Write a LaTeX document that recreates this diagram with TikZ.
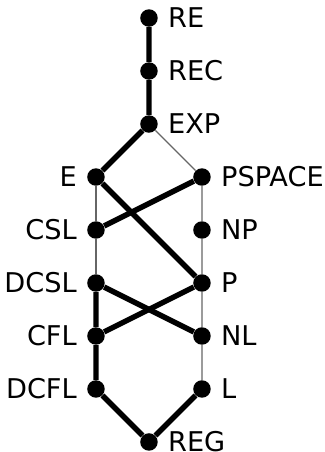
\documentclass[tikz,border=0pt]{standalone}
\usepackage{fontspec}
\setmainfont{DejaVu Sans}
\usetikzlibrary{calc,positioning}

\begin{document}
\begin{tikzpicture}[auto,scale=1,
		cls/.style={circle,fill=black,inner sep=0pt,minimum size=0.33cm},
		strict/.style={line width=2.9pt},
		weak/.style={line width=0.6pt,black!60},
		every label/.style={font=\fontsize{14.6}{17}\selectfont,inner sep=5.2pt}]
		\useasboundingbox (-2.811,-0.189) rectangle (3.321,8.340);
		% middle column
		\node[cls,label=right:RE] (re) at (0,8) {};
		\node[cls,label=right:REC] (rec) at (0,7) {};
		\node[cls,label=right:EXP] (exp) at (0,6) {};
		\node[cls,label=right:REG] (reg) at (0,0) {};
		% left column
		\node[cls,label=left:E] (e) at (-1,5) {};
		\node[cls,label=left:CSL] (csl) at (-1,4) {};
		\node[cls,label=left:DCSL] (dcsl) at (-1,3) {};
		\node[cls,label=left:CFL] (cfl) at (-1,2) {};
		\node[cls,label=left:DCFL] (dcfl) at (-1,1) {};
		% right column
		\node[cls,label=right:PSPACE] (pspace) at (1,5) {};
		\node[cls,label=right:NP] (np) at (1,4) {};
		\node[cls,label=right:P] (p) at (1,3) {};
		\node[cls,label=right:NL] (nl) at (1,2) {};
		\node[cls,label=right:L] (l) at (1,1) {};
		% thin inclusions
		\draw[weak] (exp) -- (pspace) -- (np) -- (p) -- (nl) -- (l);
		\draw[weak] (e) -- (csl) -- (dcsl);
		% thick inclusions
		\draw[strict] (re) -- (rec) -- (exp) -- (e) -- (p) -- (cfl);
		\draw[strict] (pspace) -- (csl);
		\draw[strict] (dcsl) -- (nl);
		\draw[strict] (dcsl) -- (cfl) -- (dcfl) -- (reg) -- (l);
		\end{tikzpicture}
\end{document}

○ ○ ○ ○ ○ ○ ○

> [EXERCISE]
Images in the data above are to be skipped. Retype all other material exactly.

> [TASK OUTPUT]
Write a LaTeX document that recreates this diagram with TikZ.
\documentclass[tikz,border=0pt]{standalone}
\usepackage{fontspec}
\setmainfont{DejaVu Sans}
\usetikzlibrary{calc,positioning}

\begin{document}
\begin{tikzpicture}[auto,scale=1,
		cls/.style={circle,fill=black,inner sep=0pt,minimum size=0.33cm},
		strict/.style={line width=2.9pt},
		weak/.style={line width=0.6pt,black!60},
		every label/.style={font=\fontsize{14.6}{17}\selectfont,inner sep=5.2pt}]
		\useasboundingbox (-2.811,-0.189) rectangle (3.321,8.340);
		% middle column
		\node[cls,label=right:RE] (re) at (0,8) {};
		\node[cls,label=right:REC] (rec) at (0,7) {};
		\node[cls,label=right:EXP] (exp) at (0,6) {};
		\node[cls,label=right:REG] (reg) at (0,0) {};
		% left column
		\node[cls,label=left:E] (e) at (-1,5) {};
		\node[cls,label=left:CSL] (csl) at (-1,4) {};
		\node[cls,label=left:DCSL] (dcsl) at (-1,3) {};
		\node[cls,label=left:CFL] (cfl) at (-1,2) {};
		\node[cls,label=left:DCFL] (dcfl) at (-1,1) {};
		% right column
		\node[cls,label=right:PSPACE] (pspace) at (1,5) {};
		\node[cls,label=right:NP] (np) at (1,4) {};
		\node[cls,label=right:P] (p) at (1,3) {};
		\node[cls,label=right:NL] (nl) at (1,2) {};
		\node[cls,label=right:L] (l) at (1,1) {};
		% thin inclusions
		\draw[weak] (exp) -- (pspace) -- (np) -- (p) -- (nl) -- (l);
		\draw[weak] (e) -- (csl) -- (dcsl);
		% thick inclusions
		\draw[strict] (re) -- (rec) -- (exp) -- (e) -- (p) -- (cfl);
		\draw[strict] (pspace) -- (csl);
		\draw[strict] (dcsl) -- (nl);
		\draw[strict] (dcsl) -- (cfl) -- (dcfl) -- (reg) -- (l);
		\end{tikzpicture}
\end{document}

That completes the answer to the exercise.